───── RECORDS SHOWN ─────

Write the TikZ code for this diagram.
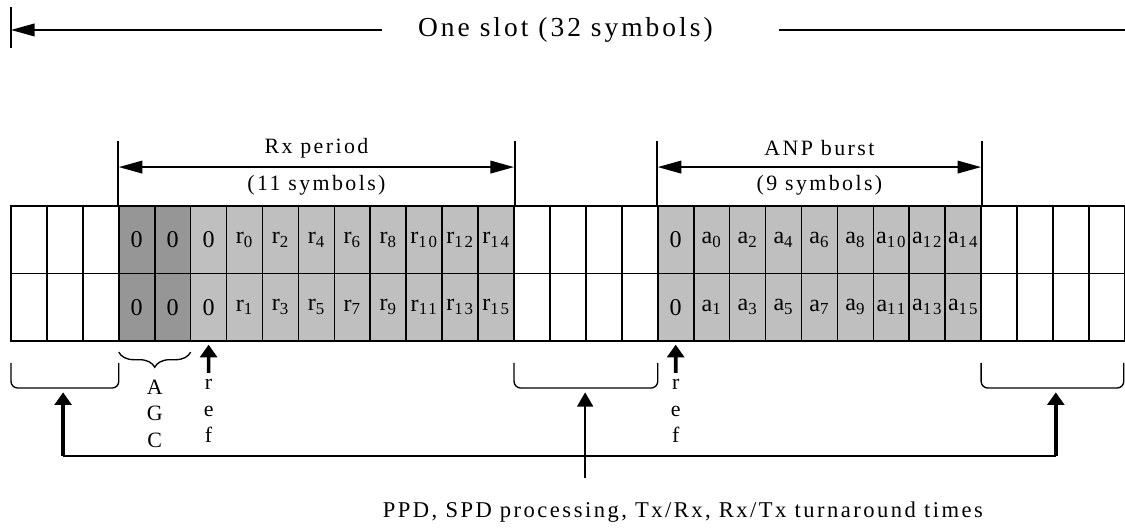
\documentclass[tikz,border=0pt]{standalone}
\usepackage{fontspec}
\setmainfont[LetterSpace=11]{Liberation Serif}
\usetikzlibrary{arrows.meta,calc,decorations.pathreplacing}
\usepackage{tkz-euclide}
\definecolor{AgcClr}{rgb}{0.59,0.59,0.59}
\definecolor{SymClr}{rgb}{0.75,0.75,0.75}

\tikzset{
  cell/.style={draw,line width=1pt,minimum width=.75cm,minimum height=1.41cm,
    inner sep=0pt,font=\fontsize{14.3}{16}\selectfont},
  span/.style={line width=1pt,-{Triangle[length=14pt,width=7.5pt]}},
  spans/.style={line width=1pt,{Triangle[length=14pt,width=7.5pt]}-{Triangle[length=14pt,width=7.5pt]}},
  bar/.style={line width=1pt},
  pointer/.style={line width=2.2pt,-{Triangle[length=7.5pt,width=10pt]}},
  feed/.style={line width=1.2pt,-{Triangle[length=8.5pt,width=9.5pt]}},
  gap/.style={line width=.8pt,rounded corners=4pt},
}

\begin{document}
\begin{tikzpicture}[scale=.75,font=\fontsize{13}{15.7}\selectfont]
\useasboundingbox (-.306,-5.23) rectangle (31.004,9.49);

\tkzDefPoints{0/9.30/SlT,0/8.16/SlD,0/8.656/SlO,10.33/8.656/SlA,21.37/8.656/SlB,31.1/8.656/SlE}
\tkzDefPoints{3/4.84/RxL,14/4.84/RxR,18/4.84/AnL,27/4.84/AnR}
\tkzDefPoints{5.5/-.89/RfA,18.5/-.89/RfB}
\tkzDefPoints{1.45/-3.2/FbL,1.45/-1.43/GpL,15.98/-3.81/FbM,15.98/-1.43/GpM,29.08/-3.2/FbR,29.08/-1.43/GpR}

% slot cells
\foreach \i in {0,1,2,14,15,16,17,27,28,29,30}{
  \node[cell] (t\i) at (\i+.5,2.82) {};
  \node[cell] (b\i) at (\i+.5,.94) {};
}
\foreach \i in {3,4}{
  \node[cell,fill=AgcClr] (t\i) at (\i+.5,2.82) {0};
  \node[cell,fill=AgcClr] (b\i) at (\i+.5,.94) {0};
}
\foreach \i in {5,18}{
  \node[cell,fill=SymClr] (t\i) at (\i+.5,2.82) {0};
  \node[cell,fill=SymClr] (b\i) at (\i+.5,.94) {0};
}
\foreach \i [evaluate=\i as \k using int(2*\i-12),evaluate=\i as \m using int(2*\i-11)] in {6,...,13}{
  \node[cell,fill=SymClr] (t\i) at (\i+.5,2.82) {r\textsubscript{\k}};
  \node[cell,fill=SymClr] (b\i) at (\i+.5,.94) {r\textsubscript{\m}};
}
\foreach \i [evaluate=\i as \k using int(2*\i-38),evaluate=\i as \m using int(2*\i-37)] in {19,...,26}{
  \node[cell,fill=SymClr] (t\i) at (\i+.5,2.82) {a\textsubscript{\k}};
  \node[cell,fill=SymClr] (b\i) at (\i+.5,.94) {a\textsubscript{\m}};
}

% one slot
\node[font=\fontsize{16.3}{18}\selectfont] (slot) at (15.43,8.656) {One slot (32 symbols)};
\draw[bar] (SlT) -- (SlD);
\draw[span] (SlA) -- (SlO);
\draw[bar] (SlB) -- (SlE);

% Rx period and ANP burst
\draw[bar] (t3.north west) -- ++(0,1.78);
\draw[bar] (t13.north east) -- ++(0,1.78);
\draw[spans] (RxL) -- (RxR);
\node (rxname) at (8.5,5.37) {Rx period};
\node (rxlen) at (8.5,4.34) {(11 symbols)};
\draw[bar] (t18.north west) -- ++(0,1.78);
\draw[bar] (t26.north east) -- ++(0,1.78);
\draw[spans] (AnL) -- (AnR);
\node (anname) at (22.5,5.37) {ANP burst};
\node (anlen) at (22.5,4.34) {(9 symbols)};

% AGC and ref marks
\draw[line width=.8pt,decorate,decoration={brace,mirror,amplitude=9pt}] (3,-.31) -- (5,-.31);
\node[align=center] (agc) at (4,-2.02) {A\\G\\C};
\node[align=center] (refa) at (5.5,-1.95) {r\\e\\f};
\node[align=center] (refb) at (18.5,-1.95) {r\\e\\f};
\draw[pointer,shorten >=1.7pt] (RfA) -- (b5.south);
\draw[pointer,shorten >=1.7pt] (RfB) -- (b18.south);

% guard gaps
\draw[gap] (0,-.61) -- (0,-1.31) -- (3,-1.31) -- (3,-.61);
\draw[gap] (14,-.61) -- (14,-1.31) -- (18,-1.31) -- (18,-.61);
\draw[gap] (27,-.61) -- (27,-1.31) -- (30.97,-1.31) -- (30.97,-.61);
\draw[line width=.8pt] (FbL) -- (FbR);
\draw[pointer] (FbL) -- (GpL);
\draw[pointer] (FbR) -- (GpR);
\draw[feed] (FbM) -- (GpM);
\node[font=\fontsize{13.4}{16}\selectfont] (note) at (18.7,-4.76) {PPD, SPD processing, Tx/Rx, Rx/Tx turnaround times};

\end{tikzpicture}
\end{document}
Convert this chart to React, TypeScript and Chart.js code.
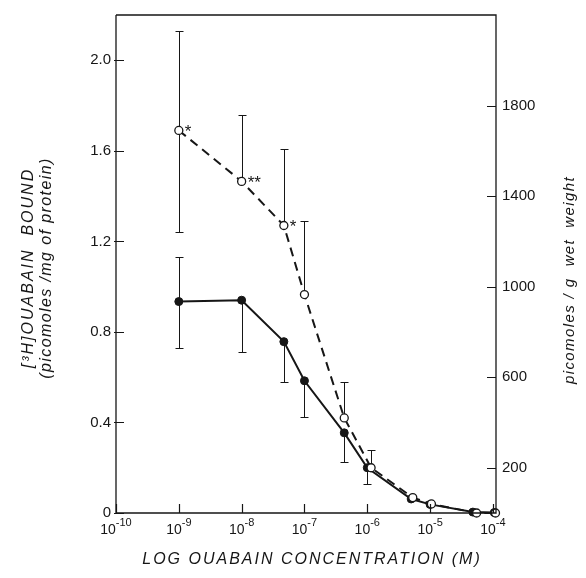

─────

What is needed is an exact reproduction of the data, pictures excluded.

• RESULT FOR THIS EXERCISE:
Write the TikZ code for this diagram.
\documentclass[tikz,border=0pt]{standalone}
\usepackage{fontspec}
\setmainfont[LetterSpace=11]{Liberation Serif}
\usetikzlibrary{arrows.meta,calc,decorations.pathreplacing}
\usepackage{tkz-euclide}
\definecolor{AgcClr}{rgb}{0.59,0.59,0.59}
\definecolor{SymClr}{rgb}{0.75,0.75,0.75}

\tikzset{
  cell/.style={draw,line width=1pt,minimum width=.75cm,minimum height=1.41cm,
    inner sep=0pt,font=\fontsize{14.3}{16}\selectfont},
  span/.style={line width=1pt,-{Triangle[length=14pt,width=7.5pt]}},
  spans/.style={line width=1pt,{Triangle[length=14pt,width=7.5pt]}-{Triangle[length=14pt,width=7.5pt]}},
  bar/.style={line width=1pt},
  pointer/.style={line width=2.2pt,-{Triangle[length=7.5pt,width=10pt]}},
  feed/.style={line width=1.2pt,-{Triangle[length=8.5pt,width=9.5pt]}},
  gap/.style={line width=.8pt,rounded corners=4pt},
}

\begin{document}
\begin{tikzpicture}[scale=.75,font=\fontsize{13}{15.7}\selectfont]
\useasboundingbox (-.306,-5.23) rectangle (31.004,9.49);

\tkzDefPoints{0/9.30/SlT,0/8.16/SlD,0/8.656/SlO,10.33/8.656/SlA,21.37/8.656/SlB,31.1/8.656/SlE}
\tkzDefPoints{3/4.84/RxL,14/4.84/RxR,18/4.84/AnL,27/4.84/AnR}
\tkzDefPoints{5.5/-.89/RfA,18.5/-.89/RfB}
\tkzDefPoints{1.45/-3.2/FbL,1.45/-1.43/GpL,15.98/-3.81/FbM,15.98/-1.43/GpM,29.08/-3.2/FbR,29.08/-1.43/GpR}

% slot cells
\foreach \i in {0,1,2,14,15,16,17,27,28,29,30}{
  \node[cell] (t\i) at (\i+.5,2.82) {};
  \node[cell] (b\i) at (\i+.5,.94) {};
}
\foreach \i in {3,4}{
  \node[cell,fill=AgcClr] (t\i) at (\i+.5,2.82) {0};
  \node[cell,fill=AgcClr] (b\i) at (\i+.5,.94) {0};
}
\foreach \i in {5,18}{
  \node[cell,fill=SymClr] (t\i) at (\i+.5,2.82) {0};
  \node[cell,fill=SymClr] (b\i) at (\i+.5,.94) {0};
}
\foreach \i [evaluate=\i as \k using int(2*\i-12),evaluate=\i as \m using int(2*\i-11)] in {6,...,13}{
  \node[cell,fill=SymClr] (t\i) at (\i+.5,2.82) {r\textsubscript{\k}};
  \node[cell,fill=SymClr] (b\i) at (\i+.5,.94) {r\textsubscript{\m}};
}
\foreach \i [evaluate=\i as \k using int(2*\i-38),evaluate=\i as \m using int(2*\i-37)] in {19,...,26}{
  \node[cell,fill=SymClr] (t\i) at (\i+.5,2.82) {a\textsubscript{\k}};
  \node[cell,fill=SymClr] (b\i) at (\i+.5,.94) {a\textsubscript{\m}};
}

% one slot
\node[font=\fontsize{16.3}{18}\selectfont] (slot) at (15.43,8.656) {One slot (32 symbols)};
\draw[bar] (SlT) -- (SlD);
\draw[span] (SlA) -- (SlO);
\draw[bar] (SlB) -- (SlE);

% Rx period and ANP burst
\draw[bar] (t3.north west) -- ++(0,1.78);
\draw[bar] (t13.north east) -- ++(0,1.78);
\draw[spans] (RxL) -- (RxR);
\node (rxname) at (8.5,5.37) {Rx period};
\node (rxlen) at (8.5,4.34) {(11 symbols)};
\draw[bar] (t18.north west) -- ++(0,1.78);
\draw[bar] (t26.north east) -- ++(0,1.78);
\draw[spans] (AnL) -- (AnR);
\node (anname) at (22.5,5.37) {ANP burst};
\node (anlen) at (22.5,4.34) {(9 symbols)};

% AGC and ref marks
\draw[line width=.8pt,decorate,decoration={brace,mirror,amplitude=9pt}] (3,-.31) -- (5,-.31);
\node[align=center] (agc) at (4,-2.02) {A\\G\\C};
\node[align=center] (refa) at (5.5,-1.95) {r\\e\\f};
\node[align=center] (refb) at (18.5,-1.95) {r\\e\\f};
\draw[pointer,shorten >=1.7pt] (RfA) -- (b5.south);
\draw[pointer,shorten >=1.7pt] (RfB) -- (b18.south);

% guard gaps
\draw[gap] (0,-.61) -- (0,-1.31) -- (3,-1.31) -- (3,-.61);
\draw[gap] (14,-.61) -- (14,-1.31) -- (18,-1.31) -- (18,-.61);
\draw[gap] (27,-.61) -- (27,-1.31) -- (30.97,-1.31) -- (30.97,-.61);
\draw[line width=.8pt] (FbL) -- (FbR);
\draw[pointer] (FbL) -- (GpL);
\draw[pointer] (FbR) -- (GpR);
\draw[feed] (FbM) -- (GpM);
\node[font=\fontsize{13.4}{16}\selectfont] (note) at (18.7,-4.76) {PPD, SPD processing, Tx/Rx, Rx/Tx turnaround times};

\end{tikzpicture}
\end{document}
Convert this chart to React, TypeScript and Chart.js code.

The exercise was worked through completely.